Actually, 700mW is the max without additional heatsinking. So with a good enough path to ambient(I’m talking ground tab soldered directly to solid copper, not the measly foil on these board, and definitely separate from the led heat sink, even the smaller sot-89 might handle the load. Before I do that I want to verify the input resistor value for the processor. Anyone ever heard of a 10k-15k ohm linear pot? If I start at 15k and reduce the resistance until the processor goes poof I’ll know the minimum value needed.

Actually, a reverse audio taper would give me more accuracy at the high resistance end of travel. I checked and these are not cheap. Better would be a 10k-12k ohm resistor in series with a 5k or 3k linear pot.

Indeed, a resistor is needed if using Download idea to drive 3-4 XMLs in series,
otherwise, too much heat may be shed onto the 8x7135 driver board & may burn it out.
I had a build a while back, tried out different resistors. Different battery & XML vfs may need fine tone the resistors

Example here:

I advise against using a resistor for the logic supply voltage (MCU and AMC7135s). The current of these can vary quite a lot (e.g. with PWM), which would result in a wildly hopping supply voltage.

Alternatives: Voltage regulator like 7805, available in various form factors, including TO-92 and SMD. Or resistor and zener diode.

The data sheet for 7805 indicates other components unnecessary but schematic shows capacitors on input and output. Are they needed with a battery power supply?

Very much agreed. When the logic is idle, it could be drawing half or less of the rated current - this would cause it to see a much higher voltage. Resistor and zener is the way to go. Choose a 5V zener and a, oh, I dunno, 1k ish resistor… That will allow the logic to pull a couple of milliamps when/if it needs to…

PPtk

Ok, it makes sense that the input voltage would fluctuate to the attiny pwm chip if I just use a resistor. What makes the resistor + Zener preferable to the “black box” approach of the 7805? Is it more efficient, cleaner, or what? Thanks for this input. I enjoy going outside the box but I fully realize this makes me vulnerable to mistakes. I’ll throw my pride under the bus for knowledge anytime.

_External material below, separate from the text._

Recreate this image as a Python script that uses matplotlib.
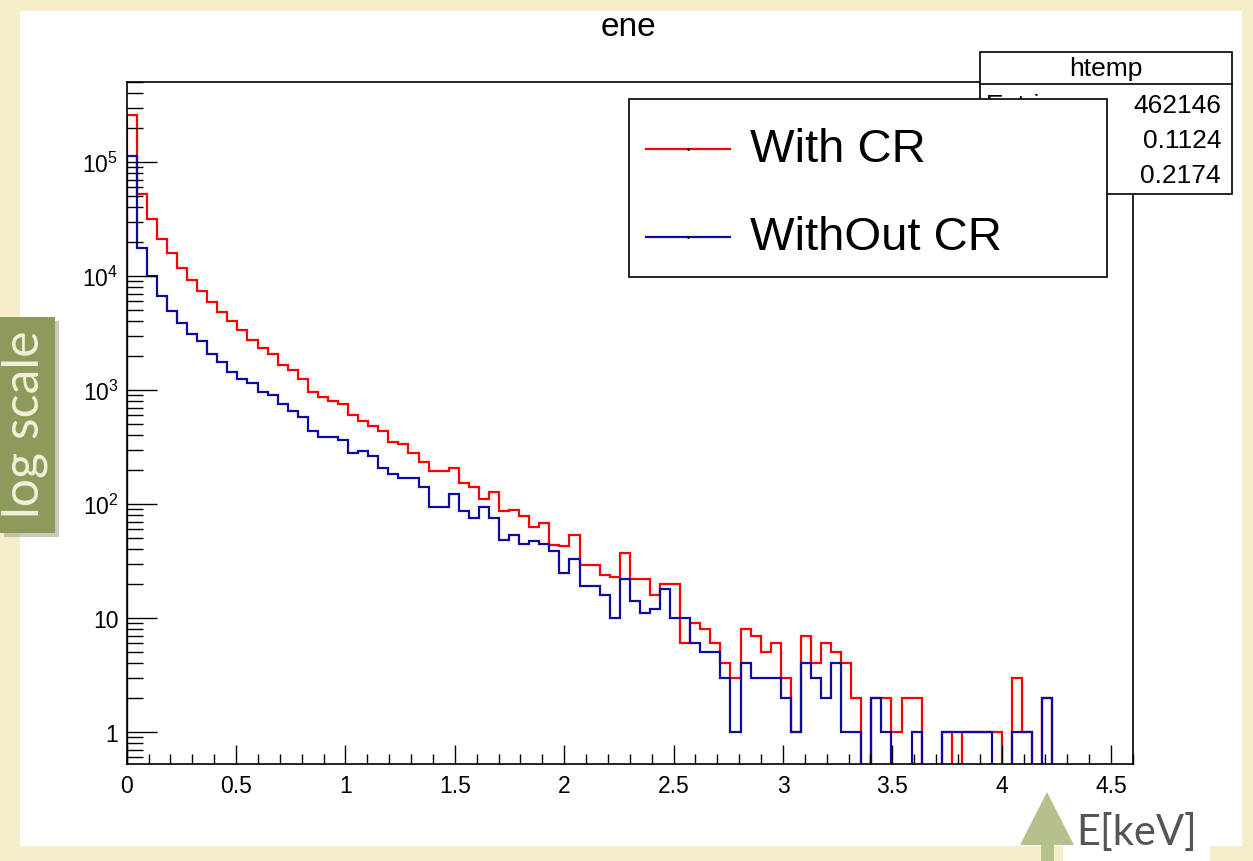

So I found a half dozen 78L05 in a SOT-89 package(same as 7135). Operating voltage 6.75V-26V. Output current is 100mA. Atmel chip draws .24 mA and four 7135’s draw .8mA so there should be plenty. I thought I would desolder the 7135 closest to the Atmel chip,“stack” in on on of the others, and put the 78L05 in its place. It would not be soldered to the pin pads other than ground, I would have to jumper across/in place of, the reverse polarity diode from the 78L05 in/out pins. Again, the data sheet says no additional components needed, but could signal bounce from the pwm chip cause problems in the 78L05? Should there be a .1 microfarad cap from the output of the 7805 to ground?

The 78L05 is a good choice. The resistor and zener isn’t better - its just cheaper :slight_smile:

I wouldn’t worry too much about cross-talk and radiation from the PWM into the regulator. Yes, you should try to cobble a .1uF cap on the output though. If there’s room, a .1uF and a .01uF, in fact.